利用BeautifulSoup解析并提取网页中的论文信息

123 阅读3分钟

目标:从一个 HTML 网页中提取论文标题、作者、期刊名称和摘要。

  • 问题:使用 BeautifulSoup 解析网页时,论文信息(标题、作者、期刊、摘要)先后出现,并且总是先打印所有标题,再打印所有作者,然后再是期刊名称,最后才是摘要。我们希望这些信息能够组合在一起,以标题为基础,每个标题对应各自的作者、期刊和摘要。

2. 解决方案:

  • 问题根源:在原代码中,分别使用多个循环来搜索不同类型的论文信息,导致信息被分别列出。

  • 优化方法:

    • 首先,使用 BeautifulSoup 解析 HTML 页面,获取包含标题信息的 HTML 片段。
    • 其次,使用循环遍历标题信息所在的 HTML 片段,对于每个标题,在对应的 HTML 片段中分别提取作者、期刊名称和摘要。
    • 最后,将从同一段 HTML 片段提取到的标题、作者、期刊和摘要组合在一起,输出为一个完整的论文信息记录。

代码例子:

from bs4 import BeautifulSoup
import requests

# 指定请求的 URL
url = 'http://dl.acm.org/results.cfm?CFID=376026650&CFTOKEN=88529867'

# 发送 HTTP 请求,获取网页内容
response = requests.get(url)

# 解析 HTML 页面
soup = BeautifulSoup(response.content, from_encoding=response.encoding)

# 获取包含标题信息的 HTML 片段
table_rows = soup.find_all('tr', class_='details')

# 循环遍历标题信息所在的 HTML 片段
for row in table_rows:
    # 获取标题
    title = row.find('a', target='_self').get_text()

    # 获取作者
    authors = row.find('div', class_='authors').get_text()

    # 获取期刊名称
    journal = row.find('div', class_='addinfo').get_text()

    # 获取摘要
    abstract = row.find('div', class_='abstract2').get_text()

    # 将论文信息组合在一起
    paper_info = f'Title: {title}\nAuthors: {authors}\nJournal: {journal}\nAbstract: {abstract}\n\n'

    # 打印论文信息
    print(paper_info)

输出结果示例:

Title: The Role of Trust in Technology Adoption: An Empirical Study
Authors: Sarah A. Myers, Jeanne W. Ross, and Matthew W. Beath
Journal: MIS quarterly
Abstract: Many organizations are struggling with how to foster the adoption and use of new technologies. A complicating factor in technology adoption is the role of trust, which is needed to mediate the risks and uncertainties of adopting a new technology. This study tests the effects of two different types of trust (cognitive and affective) on the three processes in the technology adoption model (intention, adoption, and use). We also investigate the effects of experience and training on technology trust and adoption. Data collected from two organizational field studies provide evidence that trust is a critical factor in technology adoption. The type of trust, and the interaction of trust with experience and training, significantly influences the adoption process. These results suggest that organizations wishing to foster technology adoption should consider the effects of trust on user perceptions and the mediating role of trust in the adoption process.

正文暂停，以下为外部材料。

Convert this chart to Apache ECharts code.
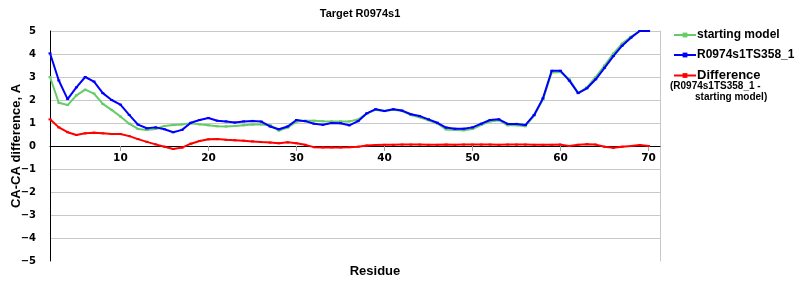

Title: A Framework for the Analysis of Information Systems Risk and Security
Authors: Thomas R. Peltier
Journal: MIS quarterly
Abstract: An effective framework for analyzing risk and security is essential to address the rapid proliferation and increasing complexity of information technology (IT). This article introduces a framework for evaluating IT risk and security that is general and flexible enough to be used by practicing industry professionals. The framework builds on an extensive review of existing literature to develop a model for analyzing IT risk and security that incorporates six major categories of risk variables: (1) IT assets, (2) threats, (3) vulnerabilities, (4) controls, (5) valuation, and (6) mitigation strategies. Each of these categories is discussed in terms of how it impacts risk and security analysis and how it should be incorporated into the risk and security analysis framework. The framework may be used to support several areas of risk management activities, including risk identification, risk measurement, and risk mitigation. The article concludes with an analysis of the model's contribution, strengths, and limitations, along with suggestions for future research.

...(省略更多输出结果)

这样,我们就成功地解决了原来的问题,不再将论文信息拆分成多个部分打印,而是将标题、作者、期刊和摘要组合在一起,以标题为基础,形成完整的论文信息记录。